CoT-BERT: Enhancing Unsupervised Sentence Representation through Chain-of-Thought
Bowen Zhang, Kehua Chang, Chunping Li
TL;DR
This work addresses unsupervised sentence representation by exploiting Chain-of-Thought reasoning within pre-trained models. It introduces CoT-BERT, a two-stage comprehension–summarization framework, plus an extended InfoNCE loss and a PAD-based template denoising strategy, all designed to maximize semantic space utilization without external corpora. Evaluated on seven STS benchmarks with RoBERTa_base achieving an average of $80.62$ Spearman, CoT-BERT delivers state-of-the-art performance in an entirely resource-efficient setup.
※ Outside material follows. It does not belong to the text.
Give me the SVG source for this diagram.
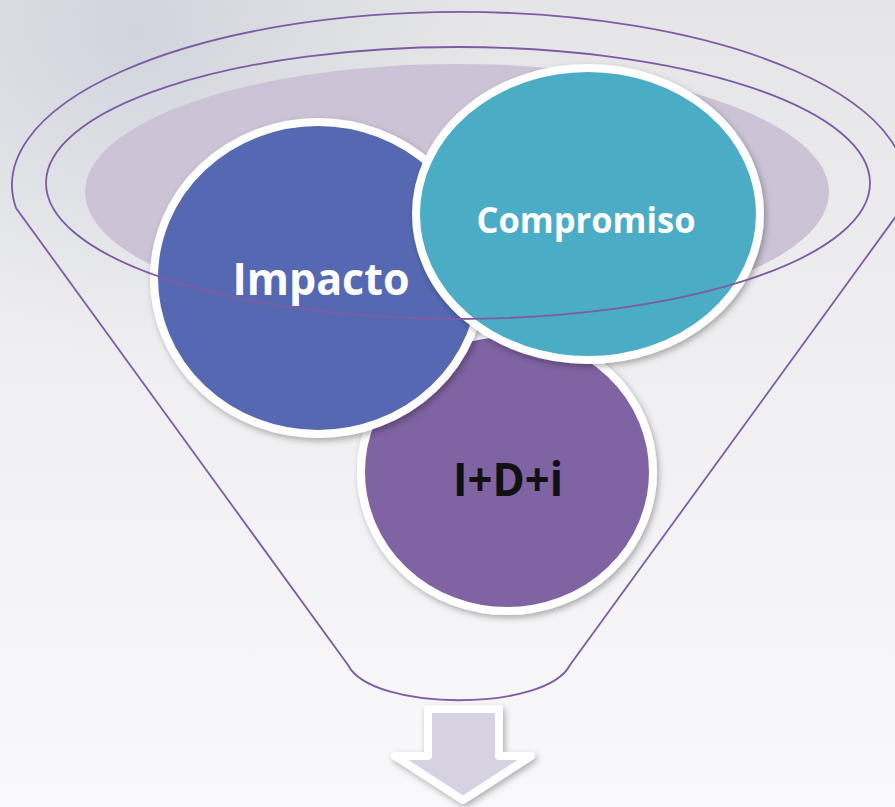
<svg xmlns="http://www.w3.org/2000/svg" width="895" height="807" viewBox="0 0 895 807">
<defs>
<linearGradient id="bg" x1="0" y1="0" x2="0" y2="1">
<stop offset="0" stop-color="#E5E5E7"/>
<stop offset="0.45" stop-color="#EFEFF1"/>
<stop offset="1" stop-color="#F9F9FC"/>
</linearGradient>
<radialGradient id="tex" cx="0.15" cy="0.04" r="0.4">
<stop offset="0" stop-color="#C3C8D5" stop-opacity="0.6"/>
<stop offset="1" stop-color="#CDD1DB" stop-opacity="0"/>
</radialGradient>
<filter id="sh" x="-10%" y="-10%" width="120%" height="125%">
<feDropShadow dx="2" dy="3" stdDeviation="3" flood-color="#000" flood-opacity="0.3"/>
</filter>
<style>
.fun{fill:none;stroke:#7D5CA5;stroke-width:1.8}
.node{stroke:#FFFFFF;stroke-width:8;filter:url(#sh)}
.lbl{font-family:"Open Sans","Liberation Sans",sans-serif;font-weight:bold;text-anchor:middle}
</style>
</defs>
<rect width="895" height="807" fill="url(#bg)"/>
<rect width="895" height="807" fill="url(#tex)"/>
<g id="funnel">
<path class="fun" d="M16,208 A447,173 0 1 1 902,208 L570,665 C546,712 372,712 348,665 Z"/>
<ellipse cx="457" cy="192" rx="372" ry="128" fill="#CCC4D6"/>
</g>
<g id="node-idi">
<ellipse class="node" cx="507" cy="472" rx="146" ry="139" fill="#8064A2"/>
<text class="lbl" x="508" y="496" font-size="46" fill="#111111" textLength="110" lengthAdjust="spacingAndGlyphs">I+D+i</text>
</g>
<g id="node-impacto">
<ellipse class="node" cx="318" cy="278" rx="164" ry="156" fill="#5567B1"/>
<text class="lbl" x="321" y="295" font-size="45" fill="#FFFFFF" textLength="177" lengthAdjust="spacingAndGlyphs">Impacto</text>
</g>
<g id="node-compromiso">
<ellipse class="node" cx="588" cy="214" rx="172" ry="146" fill="#4BACC6"/>
<text class="lbl" x="586" y="233" font-size="36.5" fill="#FFFFFF" textLength="219" lengthAdjust="spacingAndGlyphs">Compromiso</text>
</g>
<g id="funnel-rim">
<ellipse class="fun" cx="458" cy="183" rx="412" ry="136"/>
</g>
<g id="connectors">
<path d="M428,709 L499,709 L499,756 L531,756 L463,800 L395,756 L428,756 Z" fill="#D6D2E2" stroke="#FFFFFF" stroke-width="8" stroke-linejoin="round" filter="url(#sh)"/>
</g>
</svg>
The results, reinforced by thorough ablations, demonstrate that progressive reasoning and the tailored contrastive objective unlock latent capabilities of PLMs for high-quality unsupervised sentence embeddings.
Abstract
Unsupervised sentence representation learning aims to transform input sentences into fixed-length vectors enriched with intricate semantic information while obviating the reliance on labeled data. Recent strides within this domain have been significantly propelled by breakthroughs in contrastive learning and prompt engineering. Despite these advancements, the field has reached a plateau, leading some researchers to incorporate external components to enhance the quality of sentence embeddings. Such integration, though beneficial, complicates solutions and inflates demands for computational resources. In response to these challenges, this paper presents CoT-BERT, an innovative method that harnesses the progressive thinking of Chain-of-Thought reasoning to tap into the latent potential of pre-trained models like BERT. Additionally, we develop an advanced contrastive learning loss function and propose a novel template denoising strategy. Rigorous experimentation demonstrates that CoT-BERT surpasses a range of well-established baselines by relying exclusively on the intrinsic strengths of pre-trained models.